Mass‑production solid‑state LiDAR removes a key barrier to large‑scale autonomous vehicle deployment, while a single‑source portfolio cuts integration risk and accelerates time‑to‑market for OEMs and robotics firms.
The LiDAR market is at a tipping point as automakers and robotics companies demand higher reliability and lower cost. Solid‑state designs, which eliminate moving parts, promise the durability required for real‑world deployment, but scaling production has been a persistent hurdle. Seyond’s announcement of a mass‑production‑ready Hummingbird D1 signals that the industry is moving from low‑volume prototypes to volume‑ready components, a shift that could compress the cost curve and speed up adoption across vehicle platforms.
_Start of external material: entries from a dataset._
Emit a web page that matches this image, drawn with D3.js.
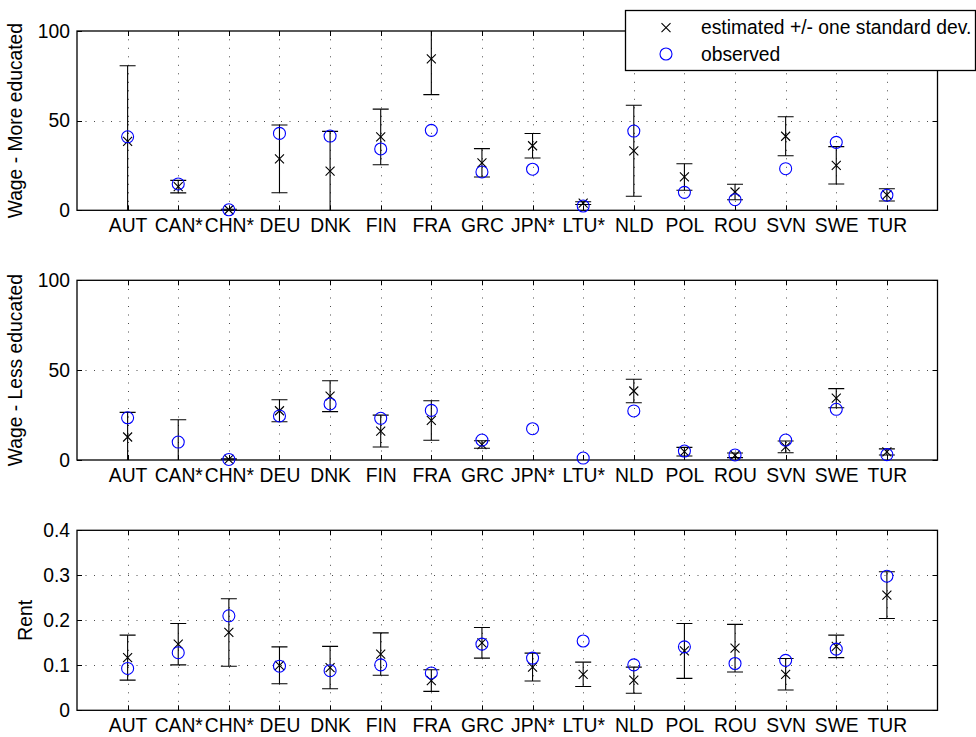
<!DOCTYPE html>
<html>
<head>
<meta charset="utf-8">
<script src="https://cdn.jsdelivr.net/npm/d3@7/dist/d3.min.js"></script>
<style>
  html, body { margin: 0; padding: 0; background: #fff; }
  svg { display: block; font-family: "Liberation Sans", Arial, Helvetica, sans-serif; }
</style>
</head>
<body>
<svg id="chart" width="976" height="737"></svg>
<script>
// ---------- data ----------
const countries = ["AUT","CAN*","CHN*","DEU","DNK","FIN","FRA","GRC","JPN*","LTU*","NLD","POL","ROU","SVN","SWE","TUR"];

const wageHighEst = [38.5, 13.2, 0.3, 28.7, 21.9, 40.9, 84.5, 26.5, 36.0, 4.0, 33.2, 18.6, 10.2, 41.3, 25.1, 8.6];
const wageHighStd = [42.1, 3.5, 0.3, 18.9, 22.1, 15.5, 20.0, 7.9, 6.8, 0.8, 25.4, 7.4, 4.3, 10.9, 10.4, 3.4];
const wageHighObs = [41.0, 14.7, 0.3, 42.9, 41.4, 34.2, 44.6, 21.4, 22.9, 2.4, 44.2, 10.0, 5.9, 23.2, 37.9, 8.4];

const wageLowEst = [12.8, -6.0, 0.3, 27.4, 35.5, 16.1, 22.0, 8.6, null, null, 38.4, 4.6, 2.6, 7.3, 34.4, 4.5];
const wageLowStd = [13.7, 28.4, 0.3, 6.1, 8.6, 8.9, 11.0, 2.1, null, null, 6.5, 2.4, 1.3, 3.3, 5.3, 1.7];
const wageLowObs = [23.5, 10.0, 0.3, 24.5, 31.2, 23.2, 27.6, 11.1, 17.4, 1.1, 27.3, 5.0, 2.8, 11.1, 28.2, 3.0];

const rentEst = [0.117, 0.147, 0.173, 0.100, 0.095, 0.125, 0.066, 0.150, 0.096, 0.080, 0.067, 0.132, 0.138, 0.080, 0.142, 0.256];
const rentStd = [0.050, 0.046, 0.075, 0.041, 0.047, 0.047, 0.024, 0.034, 0.031, 0.027, 0.029, 0.061, 0.053, 0.035, 0.025, 0.052];
const rentObs = [0.093, 0.128, 0.210, 0.098, 0.088, 0.101, 0.083, 0.147, 0.116, 0.154, 0.101, 0.141, 0.104, 0.111, 0.136, 0.298];

const wageTicks = [0, 50, 100];
const rentTicks = [0, 0.1, 0.2, 0.3, 0.4];
const legendLabels = ["estimated +/- one standard dev.", "observed"];

const panels = [
  { label: "Wage - More educated", est: wageHighEst, std: wageHighStd, obs: wageHighObs, ticks: wageTicks, domain: [0, 100], top: 31, bottom: 210.3, labelX: 15 },
  { label: "Wage - Less educated", est: wageLowEst, std: wageLowStd, obs: wageLowObs, ticks: wageTicks, domain: [0, 100], top: 280.3, bottom: 460, labelX: 15 },
  { label: "Rent", est: rentEst, std: rentStd, obs: rentObs, ticks: rentTicks, domain: [0, 0.4], top: 530.3, bottom: 710.3, labelX: 25 }
];

// ---------- drawing ----------
const svg = d3.select("#chart");
const left = 77, right = 937.5;
const fontSize = 19.3;
const x = d3.scaleLinear().domain([0, countries.length + 1]).range([left, right]);

panels.forEach((p, pi) => {
  const y = d3.scaleLinear().domain(p.domain).range([p.bottom, p.top]);
  const g = svg.append("g");
  const clipId = "clip" + pi;
  svg.append("clipPath").attr("id", clipId)
    .append("rect").attr("x", left).attr("y", p.top).attr("width", right - left).attr("height", p.bottom - p.top);

  // grid
  const grid = g.append("g").attr("stroke", "#000").attr("stroke-width", 1).attr("stroke-dasharray", "1,7.5").attr("opacity", 0.7);
  countries.forEach((c, i) => {
    grid.append("line").attr("x1", Math.round(x(i + 1)) + 0.5).attr("x2", Math.round(x(i + 1)) + 0.5)
      .attr("y1", p.bottom).attr("y2", p.top);
  });
  p.ticks.slice(1, -1).forEach(t => {
    grid.append("line").attr("y1", Math.round(y(t)) + 0.5).attr("y2", Math.round(y(t)) + 0.5)
      .attr("x1", left).attr("x2", right);
  });

  // axes (left with tick labels, bottom with category labels)
  const yAxis = d3.axisLeft(y).tickValues(p.ticks).tickSize(0).tickPadding(7)
    .tickFormat(d => p.domain[1] < 1 ? (d === 0 ? "0" : d3.format(".1f")(d)) : d3.format("d")(d));
  const ya = g.append("g").attr("transform", `translate(${left},0)`).call(yAxis);
  ya.select(".domain").remove();
  ya.selectAll("text").attr("font-size", fontSize).attr("font-family", "Liberation Sans, Arial, sans-serif").attr("fill", "#000");

  const xAxis = d3.axisBottom(x).tickValues(d3.range(1, countries.length + 1)).tickSize(0).tickPadding(8)
    .tickFormat(d => countries[d - 1]);
  const xa = g.append("g").attr("transform", `translate(0,${p.bottom})`).call(xAxis);
  xa.select(".domain").remove();
  xa.selectAll("text").attr("font-size", fontSize).attr("font-family", "Liberation Sans, Arial, sans-serif").attr("fill", "#000");

  // inner tick marks
  const tk = g.append("g").attr("stroke", "#000").attr("stroke-width", 1);
  p.ticks.forEach(t => {
    const yy = Math.round(y(t)) + 0.5;
    tk.append("line").attr("x1", left).attr("x2", left + 5).attr("y1", yy).attr("y2", yy);
    tk.append("line").attr("x1", right - 5).attr("x2", right).attr("y1", yy).attr("y2", yy);
  });
  countries.forEach((c, i) => {
    const xx = Math.round(x(i + 1)) + 0.5;
    tk.append("line").attr("x1", xx).attr("x2", xx).attr("y1", p.bottom).attr("y2", p.bottom - 5);
    tk.append("line").attr("x1", xx).attr("x2", xx).attr("y1", p.top).attr("y2", p.top + 5);
  });

  // box
  g.append("rect").attr("x", left).attr("y", p.top).attr("width", right - left).attr("height", p.bottom - p.top)
    .attr("fill", "none").attr("stroke", "#000").attr("stroke-width", 1.3);

  // y label
  g.append("text")
    .attr("transform", `translate(${p.labelX},${(p.top + p.bottom) / 2}) rotate(-90)`)
    .attr("text-anchor", "middle").attr("dominant-baseline", "central")
    .attr("font-size", fontSize).attr("fill", "#000").text(p.label);

  // error bars (clipped)
  const eb = g.append("g").attr("clip-path", `url(#${clipId})`).attr("stroke", "#000").attr("stroke-width", 1.1);
  countries.forEach((c, i) => {
    const e = p.est[i], s = p.std[i];
    if (e === null || s === null) return;
    const xx = x(i + 1);
    eb.append("line").attr("x1", xx).attr("x2", xx).attr("y1", y(e - s)).attr("y2", y(e + s));
    eb.append("line").attr("x1", xx - 8).attr("x2", xx + 8).attr("y1", y(e - s)).attr("y2", y(e - s));
    eb.append("line").attr("x1", xx - 8).attr("x2", xx + 8).attr("y1", y(e + s)).attr("y2", y(e + s));
  });

  // estimated x markers (only when inside axes)
  const mk = g.append("g").attr("stroke", "#000").attr("stroke-width", 1.1);
  countries.forEach((c, i) => {
    const e = p.est[i];
    if (e === null || e < p.domain[0] || e > p.domain[1]) return;
    const xx = x(i + 1), yy = y(e), h = 4.5;
    mk.append("path").attr("d", `M${xx - h},${yy - h}L${xx + h},${yy + h}M${xx - h},${yy + h}L${xx + h},${yy - h}`);
  });

  // observed circles
  g.append("g").selectAll("circle").data(p.obs).join("circle")
    .attr("cx", (d, i) => x(i + 1)).attr("cy", d => y(d)).attr("r", 6)
    .attr("fill", "none").attr("stroke", "#0000ff").attr("stroke-width", 1.1);
});

// ---------- legend ----------
const lg = svg.append("g");
lg.append("rect").attr("x", 625.5).attr("y", 10.5).attr("width", 350).attr("height", 60)
  .attr("fill", "#fff").attr("stroke", "#000").attr("stroke-width", 1.3);
const lx = 666, ly1 = 27.7, ly2 = 54;
lg.append("path").attr("d", `M${lx - 4.5},${ly1 - 4.5}L${lx + 4.5},${ly1 + 4.5}M${lx - 4.5},${ly1 + 4.5}L${lx + 4.5},${ly1 - 4.5}`)
  .attr("stroke", "#000").attr("stroke-width", 1.1);
lg.append("circle").attr("cx", lx).attr("cy", ly2).attr("r", 6).attr("fill", "none").attr("stroke", "#0000ff").attr("stroke-width", 1.1);
lg.selectAll("text").data(legendLabels).join("text")
  .attr("x", 701).attr("y", (d, i) => i === 0 ? ly1 : ly2)
  .attr("dominant-baseline", "central").attr("font-size", fontSize).attr("fill", "#000")
  .text(d => d);
</script>
</body>
</html>
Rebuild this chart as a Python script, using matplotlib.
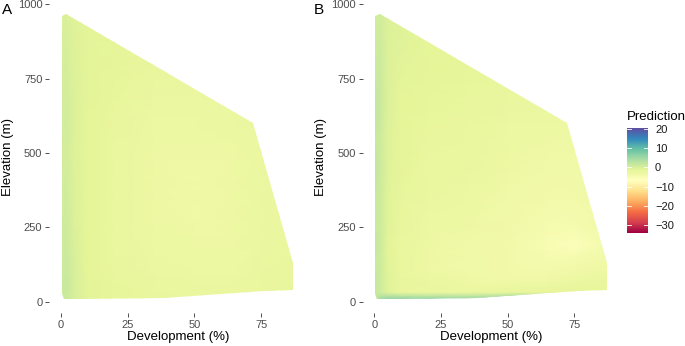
import numpy as np
import matplotlib
matplotlib.use("Agg")
import matplotlib.pyplot as plt
from matplotlib.patches import Polygon
from matplotlib.colors import Normalize

plt.rcParams['font.family'] = ['Liberation Sans', 'DejaVu Sans']

# ---- data ----
dev = [0, 2, 5, 10, 20, 35, 50, 65, 75, 88]

elev_a = [0, 15, 50, 100, 200, 300, 400, 500, 600, 700, 800, 900, 970]
pred_a = [
    [0.8, 1.0, 0.0, -1.2, -1.8, -2.1, -2.3, -2.3, -2.1, -1.8],
    [1.0, 1.2, 0.0, -1.2, -1.8, -2.1, -2.3, -2.3, -2.1, -1.8],
    [1.2, 1.3, 0.0, -1.2, -1.9, -2.3, -2.5, -2.5, -2.3, -1.9],
    [1.0, 1.2, -0.2, -1.3, -2.1, -2.6, -2.8, -2.8, -2.5, -2.1],
    [0.8, 1.0, -0.4, -1.4, -2.3, -2.9, -3.1, -3.0, -2.6, -2.3],
    [0.6, 0.8, -0.5, -1.4, -2.3, -3.1, -3.3, -3.1, -2.7, -2.3],
    [0.4, 0.6, -0.6, -1.4, -2.3, -3.1, -3.3, -3.1, -2.7, -2.3],
    [0.2, 0.4, -0.7, -1.4, -2.3, -3.0, -3.2, -3.0, -2.6, -2.3],
    [0.4, 0.6, -0.6, -1.3, -2.1, -2.8, -2.9, -2.7, -2.5, -2.3],
    [0.4, 0.4, -0.6, -1.2, -1.9, -2.5, -2.6, -2.5, -2.3, -2.3],
    [0.0, 0.1, -0.7, -1.2, -1.7, -2.1, -2.3, -2.3, -2.3, -2.3],
    [-0.3, -0.2, -0.8, -1.2, -1.5, -1.8, -2.0, -2.1, -2.1, -2.1],
    [-0.5, -0.4, -0.9, -1.2, -1.4, -1.6, -1.8, -1.9, -1.9, -1.9],
]

elev_b = [0, 10, 20, 32, 60, 100, 150, 190, 250, 350, 450, 550, 650, 750, 850, 970]
pred_b = [
    [1.5, 4.5, 6.0, 6.0, 6.0, 5.5, 5.0, 3.5, 1.0, 0.0],
    [1.5, 4.0, 5.5, 5.5, 5.5, 5.0, 5.0, 4.0, 1.5, 0.0],
    [1.5, 2.5, 3.0, 2.5, 2.0, 2.0, 3.0, 3.0, 1.0, -0.5],
    [1.5, 1.0, -1.0, -2.0, -2.5, -2.5, -2.0, -1.5, -1.5, -1.5],
    [1.8, 1.0, -1.0, -2.0, -2.5, -3.0, -3.0, -3.0, -2.5, -2.0],
    [1.5, 1.0, -1.0, -2.2, -3.0, -3.5, -4.0, -4.0, -3.5, -3.0],
    [1.5, 1.0, -1.2, -2.2, -3.0, -3.5, -4.0, -4.5, -4.5, -3.5],
    [1.8, 1.2, -1.2, -2.2, -3.0, -3.5, -4.0, -5.0, -6.0, -4.0],
    [1.5, 1.0, -1.0, -2.0, -2.8, -3.2, -3.8, -4.5, -4.5, -3.5],
    [1.5, 1.0, -1.0, -1.8, -2.5, -2.8, -3.5, -4.0, -4.0, -3.5],
    [2.0, 1.2, -0.8, -1.6, -2.2, -2.5, -3.2, -3.6, -3.6, -3.5],
    [1.5, 1.0, -0.8, -1.5, -2.0, -2.3, -2.8, -3.0, -3.0, -3.0],
    [2.0, 1.5, -0.5, -1.3, -1.8, -2.0, -2.4, -2.6, -2.6, -2.6],
    [1.5, 1.2, -0.5, -1.2, -1.6, -1.8, -2.0, -2.2, -2.2, -2.2],
    [1.0, 1.0, -0.5, -1.0, -1.4, -1.5, -1.6, -1.8, -1.8, -1.8],
    [0.5, 0.5, -0.5, -1.0, -1.2, -1.3, -1.4, -1.5, -1.5, -1.5],
]

# data domain outline (development %, elevation m)
hull_dev = [0.2, 0.3, 2.0, 72.1, 87.1, 87.1, 76.0, 60.0, 38.0, 3.0, 1.0]
hull_elev = [29, 960, 967, 602, 129, 41, 36, 25, 12, 8, 8]

pred_limits = (-34.3, 20.6)
cbar_ticks = [-30, -20, -10, 0, 10, 20]
x_ticks = [0, 25, 50, 75]
y_ticks = [0, 250, 500, 750, 1000]
panel_labels = ["A", "B"]

# ---- figure ----
W, H = 685, 346
fig = plt.figure(figsize=(W / 100, H / 100), dpi=100)
cmap = plt.get_cmap('Spectral')
norm = Normalize(*pred_limits)

def px_axes(x0, x1, y0, y1):
    return fig.add_axes([x0 / W, 1 - y1 / H, (x1 - x0) / W, (y1 - y0) / H])

panels = [(49.3, 306.4, elev_a, pred_a), (362.6, 619.7, elev_b, pred_b)]
for i, (x0, x1, el, pr) in enumerate(panels):
    ax = px_axes(x0, x1, 0, 313)
    X, Y = np.meshgrid(dev, el)
    mesh = ax.pcolormesh(X, Y, np.array(pr), cmap=cmap, norm=norm,
                         shading='gouraud', rasterized=True)
    poly = Polygon(np.column_stack([hull_dev, hull_elev]), closed=True,
                   facecolor='none', edgecolor='none', transform=ax.transData)
    ax.add_patch(poly)
    mesh.set_clip_path(poly)
    ax.set_xlim(-4.4, 92.0)
    ax.set_ylim(-38.0, 1014.5)
    for s in ax.spines.values():
        s.set_visible(False)
    ax.set_xticks(x_ticks)
    ax.set_yticks(y_ticks)
    ax.tick_params(length=3, width=0.6, color='#333333', labelsize=8,
                   labelcolor='#4D4D4D', pad=2)
    ax.set_xlabel('Development (%)', fontsize=9.5, labelpad=1)
    ax.set_ylabel('Elevation (m)', fontsize=9.5, labelpad=3)
    ax.set_facecolor('white')
    fig.text((2 if i == 0 else 314) / W, 1 - 3 / H, panel_labels[i],
             fontsize=11, va='top', ha='left')

# colorbar
cax = px_axes(627, 648, 128, 233)
sm = plt.cm.ScalarMappable(norm=norm, cmap=cmap)
cb = fig.colorbar(sm, cax=cax, ticks=cbar_ticks)
cb.outline.set_visible(False)
cax.tick_params(length=0, labelsize=8, labelcolor='#1A1A1A', pad=5)
for t in cbar_ticks:
    cax.axhline(t, xmin=0, xmax=0.2, color='white', lw=0.6)
    cax.axhline(t, xmin=0.8, xmax=1.0, color='white', lw=0.6)
fig.text(627 / W, 1 - 117 / H, 'Prediction', fontsize=9.5, va='center', ha='left')

fig.savefig('out.png', dpi=100)
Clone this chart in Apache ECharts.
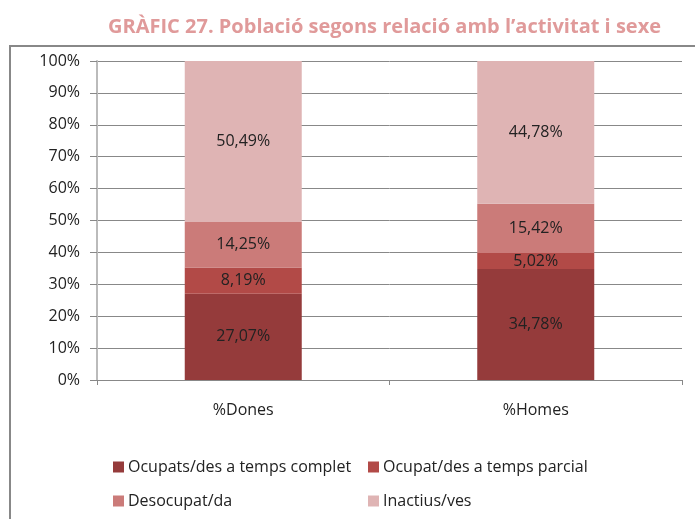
<!DOCTYPE html>
<html>
<head>
<meta charset="utf-8">
<script src="https://cdn.jsdelivr.net/npm/echarts@6/dist/echarts.min.js"></script>
<style>
  html, body { margin: 0; padding: 0; background: #fff; }
  #chart { width: 695px; height: 519px; }
</style>
</head>
<body>
<div id="chart"></div>
<script>
var categories = ['%Dones', '%Homes'];
var serieNames = ['Ocupats/des a temps complet', 'Ocupat/des a temps parcial', 'Desocupat/da', 'Inactius/ves'];
var ocupatsComplet = [27.07, 34.78];
var ocupatsParcial = [8.19, 5.02];
var desocupats = [14.25, 15.42];
var inactius = [50.49, 44.78];
var colors = ['#953b3b', '#b24a47', '#cb7b79', '#dfb4b4'];

var valors = [ocupatsComplet, ocupatsParcial, desocupats, inactius];
var fontFam = '"Open Sans", "Noto Sans", sans-serif';

var chart = echarts.init(document.getElementById('chart'));

var series = serieNames.map(function (nom, i) {
    return {
        name: nom,
        type: 'bar',
        stack: 'total',
        barWidth: '40%',
        data: valors[i],
        itemStyle: { color: colors[i] },
        label: {
            show: true,
            position: 'inside',
            color: '#222',
            fontSize: 16,
            fontFamily: fontFam,
            formatter: function (p) {
                return p.value.toFixed(2).replace('.', ',') + '%';
            }
        }
    };
});

var legendText = { color: '#222', fontSize: 16, fontFamily: fontFam, padding: [0, 0, 0, -1] };

var option = {
    animation: false,
    title: {
        text: 'GRÀFIC 27. Població segons relació amb l\u2019activitat i sexe',
        left: 103,
        top: 12,
        textStyle: {
            color: '#e09a9a',
            fontSize: 20,
            fontWeight: 'bold',
            fontFamily: fontFam
        }
    },
    graphic: [{
        type: 'rect',
        shape: { x: 10, y: 46, width: 700, height: 500 },
        style: { fill: 'none', stroke: '#888', lineWidth: 2 },
        silent: true,
        z: -1
    }],
    legend: [{
        orient: 'vertical',
        left: 108,
        top: 454,
        itemWidth: 11,
        itemHeight: 11,
        itemGap: 18,
        icon: 'rect',
        data: [serieNames[0], serieNames[2]],
        textStyle: legendText
    }, {
        orient: 'vertical',
        left: 363,
        top: 454,
        itemWidth: 11,
        itemHeight: 11,
        itemGap: 18,
        icon: 'rect',
        data: [serieNames[1], serieNames[3]],
        textStyle: legendText
    }],
    grid: { left: 97, right: 13, top: 61, bottom: 139 },
    xAxis: {
        type: 'category',
        data: categories,
        axisLine: { lineStyle: { color: '#888', width: 1 } },
        axisTick: { show: true, length: 5, lineStyle: { color: '#888' } },
        axisLabel: { color: '#222', fontSize: 16, fontFamily: fontFam, margin: 22 }
    },
    yAxis: {
        type: 'value',
        min: 0,
        max: 100,
        interval: 10,
        axisLine: { show: true, lineStyle: { color: '#bbb', width: 2 } },
        axisTick: { show: true, length: 7, lineStyle: { color: '#888' } },
        splitLine: { lineStyle: { color: '#888', width: 1 } },
        axisLabel: {
            color: '#222',
            fontSize: 16,
            fontFamily: fontFam,
            margin: 17,
            formatter: '{value}%'
        }
    },
    series: series
};

chart.setOption(option);
</script>
</body>
</html>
Seyond’s strategy of offering an end‑to‑end portfolio—from the ultra‑long‑range Falcon K to the compact Hummingbird series—addresses a common pain point: the need to integrate multiple sensor vendors. By providing a unified validation framework and flexible supply options, Seyond enables customers to streamline design cycles, reduce integration overhead, and maintain consistent performance across the perception stack. The U.S.‑based production lines that satisfy BABA compliance further differentiate the company for customers operating in regulated environments, ensuring supply chain security and traceability.
For automotive OEMs, the availability of a production‑grade solid‑state LiDAR like Hummingbird D1 could unlock higher levels of autonomy without the reliability concerns of mechanical scanners. Robotics and smart‑city applications also stand to benefit from the broader portfolio, as demonstrated by live demos of autonomous delivery vehicles and long‑range LiDAR for smart infrastructure. As competitors race to commercialize similar technologies, Seyond’s comprehensive, scalable offering positions it as a pivotal supplier in the next wave of autonomous systems.